Though that is quite odd, since any pointer can be converted to void* , which only needs alignment to the char type. So converting from x* -> y* is undefined, but x* -> void* -> y* is defined.

[planteen]

That might not necessarily work. If you have something like:

>> uint8_t x[100];

>> uint32_t *y = &x[1];

And then dereference y, most RISC architectures will trap on the unaligned access. It doesn't matter if there is an intermediate void pointer or not.

[MaulingMonkey]

To try and give some actual examples:

Undefined:

  int64_t a = 42;
  void* p = &a;
  int32_t* i = p;
  printf("%i", *i);

Implementation defined, as type punning to char is legal (allowing the implementation of memcpy):

  int64_t a = 42;
  void* p = &a;
  char* ch = p;
  printf("%c", *ch);

Exercise left to the reader: Implement a "fast" memcpy (e.g. one that will copy more than 1 byte at a time for large copies, as your standard library implementation likely does) without violating strict aliasing rules.

[Koshkin]

If you try and hit your finger with a hammer, your subsequent behavior is undefined. Please do not do that.

[akvadrako]

Where in the standard does it say your first example in undefined?

[MaulingMonkey]

Since I don't have a copy of the C standard handy, I'll reference this which covers the relevant sections of C++03, C++11, C99, and C11: http://stackoverflow.com/a/7005988/953531 . Quoting the C99 version bellow (§6.5 ¶7):

  An object shall have its stored value accessed only by an lvalue expression that has one of the following types 73) or 88):

  * a type compatible with the effective type of the object,
  * a qualified version of a type compatible with the effective type of the object,
  * a type that is the signed or unsigned type corresponding to the effective type of the object,
  * a type that is the signed or unsigned type corresponding to a qualified version of the effective type of the object,
  * an aggregate or union type that includes one of the aforementioned types among its members (including, recursively, a member of a subaggregate or contained union), or
  * a character type.

  73) or 88) The intent of this list is to specify those circumstances in which an object may or may not be aliased.

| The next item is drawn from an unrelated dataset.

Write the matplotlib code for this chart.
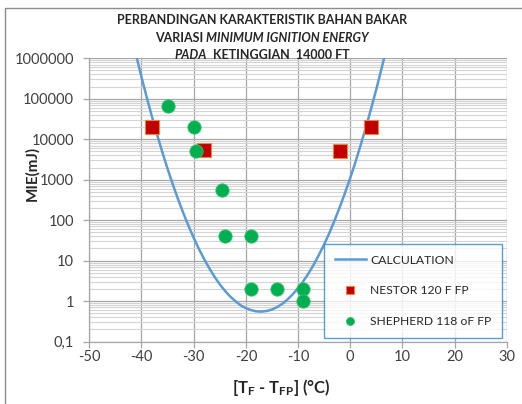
import matplotlib
matplotlib.use("Agg")
import matplotlib.pyplot as plt
from matplotlib.ticker import FixedLocator, LogLocator, NullFormatter
from matplotlib.patches import Rectangle

# ---- data ----
calc_x = list(range(-41, 8))
calc_mie = [1.15e6, 3.45e5, 1.1e5, 3.65e4, 1.29e4, 4.8e3, 1.87e3, 770, 333, 152,
            73, 37, 19.6, 11, 6.5, 4.0, 2.6, 1.8, 1.30, 1.0,
            0.79, 0.67, 0.60, 0.56, 0.55, 0.57, 0.62, 0.71, 0.86, 1.10,
            1.48, 2.08, 3.09, 4.8, 7.9, 13.8, 25, 48, 98, 209,
            468, 1096, 2700, 7100, 19500, 56000, 170000, 550000, 1860000]
nestor_x = [-38, -28, -2, 4]
nestor_mie = [20000, 5500, 5000, 20000]
shepherd_x = [-35, -30, -29.5, -24.5, -24, -19, -19, -14, -9, -9]
shepherd_mie = [65000, 20000, 5000, 560, 40, 40, 2, 2, 2, 1]
x_ticks = [-50, -40, -30, -20, -10, 0, 10, 20, 30]
x_tick_labels = ["-50", "-40", "-30", "-20", "-10", "0", "10", "20", "30"]
y_ticks = [0.1, 1, 10, 100, 1000, 10000, 100000, 1000000]
y_tick_labels = ["0,1", "1", "10", "100", "1000", "10000", "100000", "1000000"]
legend_labels = ["CALCULATION", "NESTOR 120 F FP", "SHEPHERD 118 oF FP"]

FONT = "Lato"
plt.rcParams["font.family"] = [FONT, "DejaVu Sans"]
plt.rcParams["axes.unicode_minus"] = False
plt.rcParams["mathtext.fontset"] = "custom"
plt.rcParams["mathtext.rm"] = FONT
plt.rcParams["mathtext.bf"] = FONT + ":bold"
plt.rcParams["mathtext.it"] = FONT + ":italic"

W, H = 522, 404
fig = plt.figure(figsize=(W / 100, H / 100), dpi=100)
fig.patch.set_facecolor("white")

def fx(px):
    return px / W

def fy(py):
    return 1 - py / H

# chart border (Excel chart area)
fig.add_artist(Rectangle((fx(5), fy(600)), fx(700), fy(8) - fy(600),
                         transform=fig.transFigure, fill=False,
                         edgecolor="#8c8c8c", lw=1.0))

ax_l, ax_r, ax_t, ax_b = 89.3, 506.7, 58.3, 341.6
ax = fig.add_axes([fx(ax_l), fy(ax_b), fx(ax_r - ax_l), fy(ax_t) - fy(ax_b)])
ax.set_facecolor("white")
ax.set_yscale("log")
ax.set_xlim(-50, 30)
ax.set_ylim(0.1, 1e6)

# grid
ax.xaxis.set_major_locator(FixedLocator(x_ticks))
ax.set_xticklabels(x_tick_labels)
ax.yaxis.set_major_locator(FixedLocator(y_ticks))
ax.yaxis.set_minor_locator(LogLocator(base=10, subs=range(2, 10), numticks=20))
ax.yaxis.set_minor_formatter(NullFormatter())
ax.set_yticklabels(y_tick_labels)
ax.grid(True, which="major", axis="both", color="#a6a6a6", lw=0.9)
ax.grid(True, which="minor", axis="y", color="#d4d4d4", lw=0.8)
ax.set_axisbelow(True)

for s in ["top", "right"]:
    ax.spines[s].set_visible(False)
for s in ["left", "bottom"]:
    ax.spines[s].set_color("#a6a6a6")
    ax.spines[s].set_linewidth(0.9)

ax.tick_params(axis="y", which="major", direction="out", length=4, width=0.9,
               color="#a6a6a6", pad=7, labelsize=10.5, labelcolor="#404040")
ax.tick_params(axis="y", which="minor", length=0)
ax.tick_params(axis="x", which="major", direction="out", length=4, width=0.9,
               color="#a6a6a6", pad=2, labelsize=10.5, labelcolor="#404040")

# series
ax.plot(calc_x, calc_mie, color="#5b9bd5", lw=1.8, label=legend_labels[0],
        zorder=3, clip_on=True)
ax.plot(nestor_x, nestor_mie, ls="none", marker="s", ms=9.6,
        mfc="#c00000", mec="#f4813a", mew=0.8, label=legend_labels[1], zorder=4)
ax.plot(shepherd_x, shepherd_mie, ls="none", marker="o", ms=9.6,
        mfc="#00b050", mec="#3cc070", mew=0.6, label=legend_labels[2], zorder=5)

leg = ax.legend(loc="lower right", bbox_to_anchor=(fx(502.3 - ax_l) / fx(ax_r - ax_l),
                                                  (ax_b - 338.3) / (ax_b - ax_t)),
                fontsize=8.7, frameon=True, fancybox=False, markerscale=0.6,
                labelspacing=1.65, borderpad=0.9, handlelength=2.6,
                handletextpad=0.35, borderaxespad=0)
leg.get_frame().set_edgecolor("#2e86c8")
leg.get_frame().set_linewidth(1.0)
for t in leg.get_texts():
    t.set_color("#262626")

# axis labels
fig.text(fx(281), fy(388), r"[T$_{\mathbf{F}}$ - T$_{\mathbf{FP}}$] (°C)",
         ha="center", va="center", fontsize=12, fontweight="bold", color="#262626")
fig.text(fx(32), fy(173), "MIE(mJ)", rotation=90, ha="center", va="center",
         fontsize=11, fontweight="bold", color="#262626")

# title (mixed bold / bold italic)
renderer = fig.canvas.get_renderer()
cx = fx(262)
TS = 9.0

def mixed_line(parts, ypx):
    texts = []
    for s, style in parts:
        t = fig.text(0, fy(ypx), s, fontsize=TS, fontweight="bold",
                     fontstyle=style, ha="left", va="center", color="#262626")
        texts.append(t)
    widths = [t.get_window_extent(renderer).width / W for t in texts]
    total = sum(widths)
    x0 = cx - total / 2
    for t, w in zip(texts, widths):
        t.set_x(x0)
        x0 += w

mixed_line([("PERBANDINGAN KARAKTERISTIK BAHAN BAKAR", "normal")], 20)
mixed_line([("VARIASI\u00a0", "normal"), ("MINIMUM IGNITION ENERGY", "italic")], 37.5)
mixed_line([("PADA", "italic"), ("\u00a0\u00a0KETINGGIAN\u00a0\u00a014000 FT", "normal")], 55)

fig.savefig("out.png", dpi=100, facecolor="white")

Bullet 6 is what allows the second sample to have defined behavior. For the first sample, unless I'm seriously mistaken, int32_t isn't considered "a type compatible with" int64_t. Bullet 2 talks of "qualified" versions of types - I believe this is referencing const/volatile qualified types. Bullet 3 apparently allows you to type pun (unsigned int) to (signed int) or vicea versa? Which is an interesting bit of new trivia to me. Bullet 4 is much of the same, bullet 5 requires a nonexistant union, and bullet 6 requests a character type.

[koorogi]

Casting pointers is well defined. What is undefined behavior is to dereference a pointer whose type does not match the pointed-to object.

[akvadrako]

That's not correct in general; casting pointers is possibly undefined. However, it does seem a made a mistake trying to use void * as an example.

[radmuzom]

One of the best things about C is it is not upgraded frequently like other languages. So there are no frequent <language> <x.y> released posts here like we see for other languages.

[creshal]

On the downside, when it does get updated, compilers take ages to implement the new features, and in the meantime make up busywork like "let's break OS kernels or crypto code to get faster in some random benchmark nobody cares about!"

[dom0]

Don't need C updates for that, a GCC upgrade is quite sufficient! :(

[joosters]

gcc is generally used as a testing ground for new C/C++ features. So in most cases, the compiler supports new features before they are 'officially released' into the language.

It's the complete opposite of waiting for a feature to appear in the compiler.

[creshal]

GCC didn't get sort-of-complete C11 features until 4.9 (2014) and still omits (largely useless) optional features.

[bkjsbkjdnf]

> You know what you get with C and it just works as you expect always.

Every language works just as you expect if you have the right expectations.